## START
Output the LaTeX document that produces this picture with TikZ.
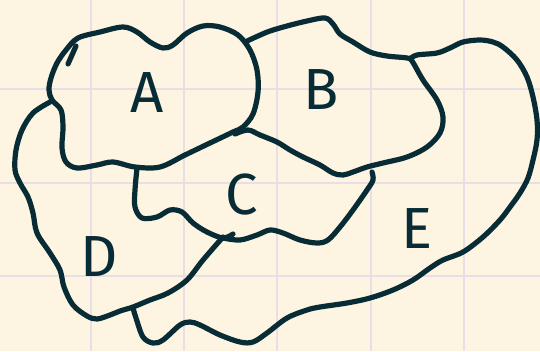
\documentclass[tikz,border=0pt]{standalone}
\usepackage{fontspec}
\setmainfont{Fira Sans}
\definecolor{paper}{RGB}{253,245,226}
\definecolor{gridc}{RGB}{232,222,230}
\definecolor{ink}{RGB}{8,44,54}
\begin{document}
\begin{tikzpicture}[x=1pt,y=-1pt,
  border/.style={draw=ink,line width=5.2pt,line cap=round,line join=round},
  lbl/.style={text=ink,inner sep=0pt,font=\fontsize{58}{58}\selectfont}]
\fill[paper] (0,0) rectangle (540,351);
\useasboundingbox (0,0) rectangle (540,351);
\foreach \x in {91,184,277,371,464} \draw[gridc,line width=1.8pt] (\x,0) -- (\x,351);
\foreach \y in {89,183,276} \draw[gridc,line width=1.8pt] (0,\y) -- (540,\y);
% region A
\draw[border] plot[smooth cycle,tension=0.55] coordinates {(78,38) (100,32) (123,27) (137,32) (150,42) (163,48) (173,45) (187,33) (203,26) (220,27) (238,35) (250,50) (257,70) (258,92) (253,114) (243,127) (233,132) (210,143) (185,155) (160,167) (135,167) (113,162) (97,165) (77,168) (66,162) (62,148) (63,127) (61,110) (52,100) (49,90) (51,78) (57,63) (66,50)};
\draw[border] (68,64) -- (76,46);
% region D outer
\draw[border] plot[smooth,tension=0.55] coordinates {(50,102) (33,113) (22,130) (16,150) (15,170) (20,183) (28,197) (33,213) (37,233) (50,253) (60,270) (64,287) (73,305) (87,316) (97,319) (110,315) (120,311) (133,307) (150,300) (168,293) (187,280) (203,260) (223,237)};
% D / C boundary
\draw[border] plot[smooth,tension=0.55] coordinates {(137,168) (135,190) (135,207) (142,218) (157,217) (170,210) (182,212) (193,223) (207,232) (223,238) (233,234)};
% C bottom / right
\draw[border] plot[smooth,tension=0.55] coordinates {(223,238) (240,240) (257,235) (270,230) (283,233) (300,240) (317,243) (328,240) (340,227) (353,210) (367,190) (373,180) (372,172)};
% region B
\draw[border] plot[smooth,tension=0.55] coordinates {(245,42) (258,36) (270,31) (287,26) (307,21) (325,18) (333,24) (340,34) (353,42) (370,52) (387,56) (407,58) (412,61) (423,80) (437,100) (443,117) (440,133) (427,147) (407,157) (383,163) (367,167) (353,172) (343,175) (333,173) (320,165) (303,157) (290,150) (277,142) (260,135) (248,130) (235,134)};
% region E outer
\draw[border] plot[smooth,tension=0.55] coordinates {(410,59) (417,55) (437,53) (450,48) (463,42) (480,40) (493,42) (503,47) (517,60) (527,77) (533,97) (537,120) (537,140) (533,160) (528,178) (520,193) (510,207) (500,220) (483,237) (463,252) (443,260) (430,268) (413,280) (393,290) (370,298) (347,303) (320,307) (307,310) (287,318) (267,333) (253,342) (240,342) (220,335) (200,325) (190,322) (180,325) (163,340) (153,343) (143,337) (136,318) (133,308)};
% labels
\node[lbl] (la) at (147,93) {A};
\node[lbl] (lb) at (321,90) {B};
\node[lbl] (lc) at (242,195) {C};
\node[lbl] (ld) at (99,257) {D};
\node[lbl] (le) at (417,229) {E};
\end{tikzpicture}
\end{document}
## END
* _Brief_:
Copy out each line exactly, without the pictures.

* _Exercise solution_:
Output the LaTeX document that produces this picture with TikZ.
\documentclass[tikz,border=0pt]{standalone}
\usepackage{fontspec}
\setmainfont{Fira Sans}
\definecolor{paper}{RGB}{253,245,226}
\definecolor{gridc}{RGB}{232,222,230}
\definecolor{ink}{RGB}{8,44,54}
\begin{document}
\begin{tikzpicture}[x=1pt,y=-1pt,
  border/.style={draw=ink,line width=5.2pt,line cap=round,line join=round},
  lbl/.style={text=ink,inner sep=0pt,font=\fontsize{58}{58}\selectfont}]
\fill[paper] (0,0) rectangle (540,351);
\useasboundingbox (0,0) rectangle (540,351);
\foreach \x in {91,184,277,371,464} \draw[gridc,line width=1.8pt] (\x,0) -- (\x,351);
\foreach \y in {89,183,276} \draw[gridc,line width=1.8pt] (0,\y) -- (540,\y);
% region A
\draw[border] plot[smooth cycle,tension=0.55] coordinates {(78,38) (100,32) (123,27) (137,32) (150,42) (163,48) (173,45) (187,33) (203,26) (220,27) (238,35) (250,50) (257,70) (258,92) (253,114) (243,127) (233,132) (210,143) (185,155) (160,167) (135,167) (113,162) (97,165) (77,168) (66,162) (62,148) (63,127) (61,110) (52,100) (49,90) (51,78) (57,63) (66,50)};
\draw[border] (68,64) -- (76,46);
% region D outer
\draw[border] plot[smooth,tension=0.55] coordinates {(50,102) (33,113) (22,130) (16,150) (15,170) (20,183) (28,197) (33,213) (37,233) (50,253) (60,270) (64,287) (73,305) (87,316) (97,319) (110,315) (120,311) (133,307) (150,300) (168,293) (187,280) (203,260) (223,237)};
% D / C boundary
\draw[border] plot[smooth,tension=0.55] coordinates {(137,168) (135,190) (135,207) (142,218) (157,217) (170,210) (182,212) (193,223) (207,232) (223,238) (233,234)};
% C bottom / right
\draw[border] plot[smooth,tension=0.55] coordinates {(223,238) (240,240) (257,235) (270,230) (283,233) (300,240) (317,243) (328,240) (340,227) (353,210) (367,190) (373,180) (372,172)};
% region B
\draw[border] plot[smooth,tension=0.55] coordinates {(245,42) (258,36) (270,31) (287,26) (307,21) (325,18) (333,24) (340,34) (353,42) (370,52) (387,56) (407,58) (412,61) (423,80) (437,100) (443,117) (440,133) (427,147) (407,157) (383,163) (367,167) (353,172) (343,175) (333,173) (320,165) (303,157) (290,150) (277,142) (260,135) (248,130) (235,134)};
% region E outer
\draw[border] plot[smooth,tension=0.55] coordinates {(410,59) (417,55) (437,53) (450,48) (463,42) (480,40) (493,42) (503,47) (517,60) (527,77) (533,97) (537,120) (537,140) (533,160) (528,178) (520,193) (510,207) (500,220) (483,237) (463,252) (443,260) (430,268) (413,280) (393,290) (370,298) (347,303) (320,307) (307,310) (287,318) (267,333) (253,342) (240,342) (220,335) (200,325) (190,322) (180,325) (163,340) (153,343) (143,337) (136,318) (133,308)};
% labels
\node[lbl] (la) at (147,93) {A};
\node[lbl] (lb) at (321,90) {B};
\node[lbl] (lc) at (242,195) {C};
\node[lbl] (ld) at (99,257) {D};
\node[lbl] (le) at (417,229) {E};
\end{tikzpicture}
\end{document}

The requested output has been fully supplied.